Convenhamos, Marta, que o objectivo do filme era mesmo esse naufrágio no Atlantico Norte, com direito a "My heart will go on" e tudo. Toda a história encaminhava-se para aí, e é como se o realizador ou argumentista ou produtor tivessem pensado que afinal e se calhar, para ganharem mais uns pontinhos nas audiências que não gostam de se sentir deprimidas à porta do cinema, o melhor era evitar o naufrágio e terminar com uma nota elevatória do espírito. O amor vence tudo (?).
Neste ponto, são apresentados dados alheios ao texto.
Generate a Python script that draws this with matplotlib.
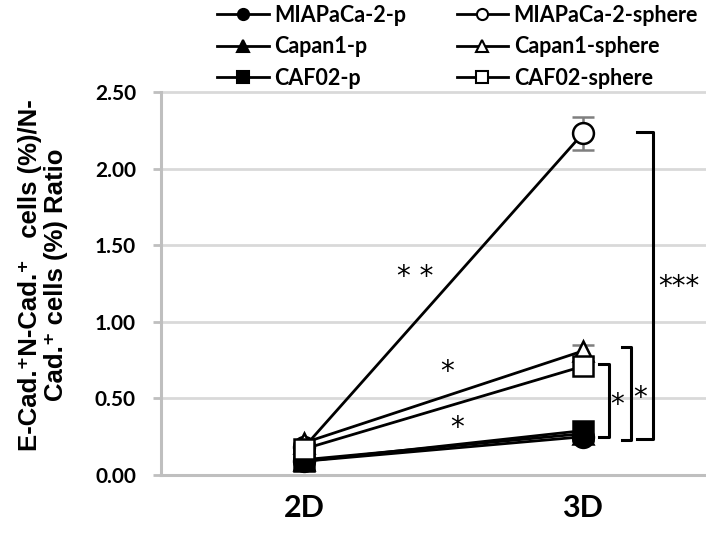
# Linienplot E-Cad/N-Cad Verhaeltnis 2D vs 3D mit Signifikanz-Klammern
import matplotlib.pyplot as plt
from matplotlib.lines import Line2D

# Daten
conditions = ['2D', '3D']
series_names = ['MIAPaCa-2-p', 'Capan1-p', 'CAF02-p',
                'MIAPaCa-2-sphere', 'Capan1-sphere', 'CAF02-sphere']
miapaca_p = [0.09, 0.25]
capan1_p = [0.10, 0.27]
caf02_p = [0.09, 0.29]
miapaca_sphere = [0.18, 2.23]
capan1_sphere = [0.21, 0.81]
caf02_sphere = [0.17, 0.71]
miapaca_sphere_err = [0.0, 0.11]
capan1_sphere_err = [0.0, 0.04]

yticks = [0.0, 0.5, 1.0, 1.5, 2.0, 2.5]

fig = plt.figure(figsize=(7.06, 5.38), dpi=100)
ax = fig.add_axes([0.228, 0.117, 0.772, 0.712])

x = list(range(len(conditions)))
lw = 2.0
ms = 15

# Fehlerbalken (hinter Markern)
ax.errorbar(x, miapaca_sphere, yerr=miapaca_sphere_err, fmt='none',
            ecolor='#7f7f7f', elinewidth=1.8, capsize=8, capthick=1.8, zorder=2)
ax.errorbar(x, capan1_sphere, yerr=capan1_sphere_err, fmt='none',
            ecolor='#7f7f7f', elinewidth=1.8, capsize=8, capthick=1.8, zorder=2)

# Linien
markers = ['o', '^', 's', 'o', '^', 's']
faces = ['black', 'black', 'black', 'white', 'white', 'white']
all_vals = [miapaca_p, capan1_p, caf02_p,
            miapaca_sphere, capan1_sphere, caf02_sphere]
for vals, m, fc in zip(all_vals, markers, faces):
    ax.plot(x, vals, color='black', lw=lw, marker=m, markersize=ms,
            markerfacecolor=fc, markeredgecolor='black', markeredgewidth=1.8,
            zorder=3)

# Achsen
ax.set_xlim(-0.5125, 1.441)
ax.set_ylim(0, 2.5)
ax.set_yticks(yticks)
ax.set_yticklabels([f'{v:.2f}' for v in yticks], fontsize=15,
                   fontweight='bold', family='Lato')
ax.set_xticks(x)
ax.set_xticklabels(conditions, fontsize=22, fontweight='bold', family='Lato')
ax.tick_params(axis='x', length=0, pad=14)
ax.tick_params(axis='y', length=6, width=2, color='#bfbfbf', pad=12)
for s in ['top', 'right']:
    ax.spines[s].set_visible(False)
for s in ['left', 'bottom']:
    ax.spines[s].set_color('#bfbfbf')
    ax.spines[s].set_linewidth(2.2)
ax.yaxis.grid(True, color='#d9d9d9', lw=2)
for gl in ax.get_ygridlines():
    gl.set_clip_on(False)
ax.set_axisbelow(True)

# y-Beschriftung
fig.text(0.061, 0.489,
         'E-Cad.\u207aN-Cad.\u207a   cells (%)/N-\nCad.\u207a cells (%) Ratio',
         rotation=90, ha='center', va='center', multialignment='center',
         fontsize=18.5, fontweight='bold',
         family=['Liberation Sans', 'DejaVu Sans'], linespacing=1.15)

# Signifikanz-Klammern
def bracket(x0, x1, ybot, ytop):
    ax.plot([x0, x1, x1, x0], [ytop, ytop, ybot, ybot], color='black',
            lw=2.2, clip_on=False, zorder=4)

bracket(1.194, 1.251, 0.235, 2.24)
bracket(1.140, 1.172, 0.23, 0.835)
bracket(1.057, 1.093, 0.25, 0.725)

star_kw = dict(fontsize=20, family='DejaVu Sans', ha='center', va='center')
ax.text(1.345, 1.23, '***', clip_on=False, **star_kw)
ax.text(1.204, 0.50, '*', **star_kw)
ax.text(1.122, 0.46, '*', **star_kw)
ax.text(0.40, 1.29, '* *', **star_kw)
ax.text(0.513, 0.67, '*', **star_kw)
ax.text(0.548, 0.31, '*', **star_kw)

# Legende
handles = [Line2D([], [], color='black', lw=lw, marker=m, markersize=8,
                  markerfacecolor=f, markeredgecolor='black',
                  markeredgewidth=1.5) for m, f in zip(markers, faces)]
fig.legend(handles, series_names, ncol=2, loc='center',
           bbox_to_anchor=(0.648, 0.913), frameon=False,
           prop={'family': 'Lato', 'weight': 'bold', 'size': 15.5},
           handlelength=2.4, handletextpad=0.25, columnspacing=2.35,
           labelspacing=0.49)

plt.savefig('out.png', dpi=100)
Tentativa falhada, na minha humilde opinião. O filme naufraga por completo, a história enterra-se em camadas saídas do manual "Como fazer uma história de amor em 10 lições" (e o livro foi mal estudado, pelos vistos), e eu saí do cinema deprimido.

Muito.

E o amor não vence tudo, já agora.

marta, a menina do blog disse...

Prefiro os filmes que deixam as pessoas bem dispostas. Vi a "Semente de Chuckie" com mais agrado...

Patrícia disse...

O amor vence tudo, menos o egoísmo dos amantes. Me thinks.

Anónimo disse...

É um filme bom ... o desfecho interessante.

Anónimo disse...

kkkkkkkkk, gente os comentários de vcs é super engraçados rsrsr. Mas idaí??? vcs não podem se estressarem, deixa pra lá, eu vi o filme, e gostei, pelo menos ele não morreu e no final eles se encontraram karamba!!então assistem filmes como pessoas normais, e não como ''para sempre critícos'' relaxem e não permitam que os cabelos brancos chegam mais rapidos, lembrem-se: tudo passa!!
tchal e um abraço pra todos vcs!! rsrsrsr

Anónimo disse...

Concordo líbia, é isso mesmo!!

Anónimo disse...

Concordo líbia, é isso mesmo!!

Anónimo disse...

Concordo líbia, é isso mesmo!!

Anónimo disse...

ahhhhhhhhhhh contaram o final do filme...se ja ear sem graça agora perdeu a graça de vez aff!!!!!!!!!!!!